_The task_
The data below needs to be returned exactly, line for line.

★ ★ ★

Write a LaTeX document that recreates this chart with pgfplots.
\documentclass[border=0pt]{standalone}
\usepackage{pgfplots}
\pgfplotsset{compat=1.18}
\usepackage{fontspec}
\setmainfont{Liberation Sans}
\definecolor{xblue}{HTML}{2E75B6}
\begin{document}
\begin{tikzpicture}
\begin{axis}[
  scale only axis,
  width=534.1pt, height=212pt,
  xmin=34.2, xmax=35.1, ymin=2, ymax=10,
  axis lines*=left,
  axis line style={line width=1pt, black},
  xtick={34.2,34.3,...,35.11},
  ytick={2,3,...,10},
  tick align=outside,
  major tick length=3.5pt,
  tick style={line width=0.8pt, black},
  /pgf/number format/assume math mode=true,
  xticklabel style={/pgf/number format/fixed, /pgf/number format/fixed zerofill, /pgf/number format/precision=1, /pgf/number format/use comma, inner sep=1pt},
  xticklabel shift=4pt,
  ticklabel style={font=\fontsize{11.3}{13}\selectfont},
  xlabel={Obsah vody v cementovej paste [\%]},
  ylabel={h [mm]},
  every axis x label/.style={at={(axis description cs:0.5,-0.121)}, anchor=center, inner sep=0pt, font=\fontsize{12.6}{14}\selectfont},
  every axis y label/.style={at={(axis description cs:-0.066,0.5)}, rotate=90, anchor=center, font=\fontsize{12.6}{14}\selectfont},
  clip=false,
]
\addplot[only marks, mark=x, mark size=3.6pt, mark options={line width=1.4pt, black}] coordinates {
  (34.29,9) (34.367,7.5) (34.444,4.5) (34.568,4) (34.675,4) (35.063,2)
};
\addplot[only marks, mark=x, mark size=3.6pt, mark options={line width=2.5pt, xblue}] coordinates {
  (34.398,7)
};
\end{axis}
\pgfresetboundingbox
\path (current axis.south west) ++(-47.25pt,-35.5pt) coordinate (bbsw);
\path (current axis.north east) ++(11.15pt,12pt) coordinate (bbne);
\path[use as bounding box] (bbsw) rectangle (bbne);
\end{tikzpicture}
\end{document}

★ ★ ★

_Exercise output_
Write a LaTeX document that recreates this chart with pgfplots.
\documentclass[border=0pt]{standalone}
\usepackage{pgfplots}
\pgfplotsset{compat=1.18}
\usepackage{fontspec}
\setmainfont{Liberation Sans}
\definecolor{xblue}{HTML}{2E75B6}
\begin{document}
\begin{tikzpicture}
\begin{axis}[
  scale only axis,
  width=534.1pt, height=212pt,
  xmin=34.2, xmax=35.1, ymin=2, ymax=10,
  axis lines*=left,
  axis line style={line width=1pt, black},
  xtick={34.2,34.3,...,35.11},
  ytick={2,3,...,10},
  tick align=outside,
  major tick length=3.5pt,
  tick style={line width=0.8pt, black},
  /pgf/number format/assume math mode=true,
  xticklabel style={/pgf/number format/fixed, /pgf/number format/fixed zerofill, /pgf/number format/precision=1, /pgf/number format/use comma, inner sep=1pt},
  xticklabel shift=4pt,
  ticklabel style={font=\fontsize{11.3}{13}\selectfont},
  xlabel={Obsah vody v cementovej paste [\%]},
  ylabel={h [mm]},
  every axis x label/.style={at={(axis description cs:0.5,-0.121)}, anchor=center, inner sep=0pt, font=\fontsize{12.6}{14}\selectfont},
  every axis y label/.style={at={(axis description cs:-0.066,0.5)}, rotate=90, anchor=center, font=\fontsize{12.6}{14}\selectfont},
  clip=false,
]
\addplot[only marks, mark=x, mark size=3.6pt, mark options={line width=1.4pt, black}] coordinates {
  (34.29,9) (34.367,7.5) (34.444,4.5) (34.568,4) (34.675,4) (35.063,2)
};
\addplot[only marks, mark=x, mark size=3.6pt, mark options={line width=2.5pt, xblue}] coordinates {
  (34.398,7)
};
\end{axis}
\pgfresetboundingbox
\path (current axis.south west) ++(-47.25pt,-35.5pt) coordinate (bbsw);
\path (current axis.north east) ++(11.15pt,12pt) coordinate (bbne);
\path[use as bounding box] (bbsw) rectangle (bbne);
\end{tikzpicture}
\end{document}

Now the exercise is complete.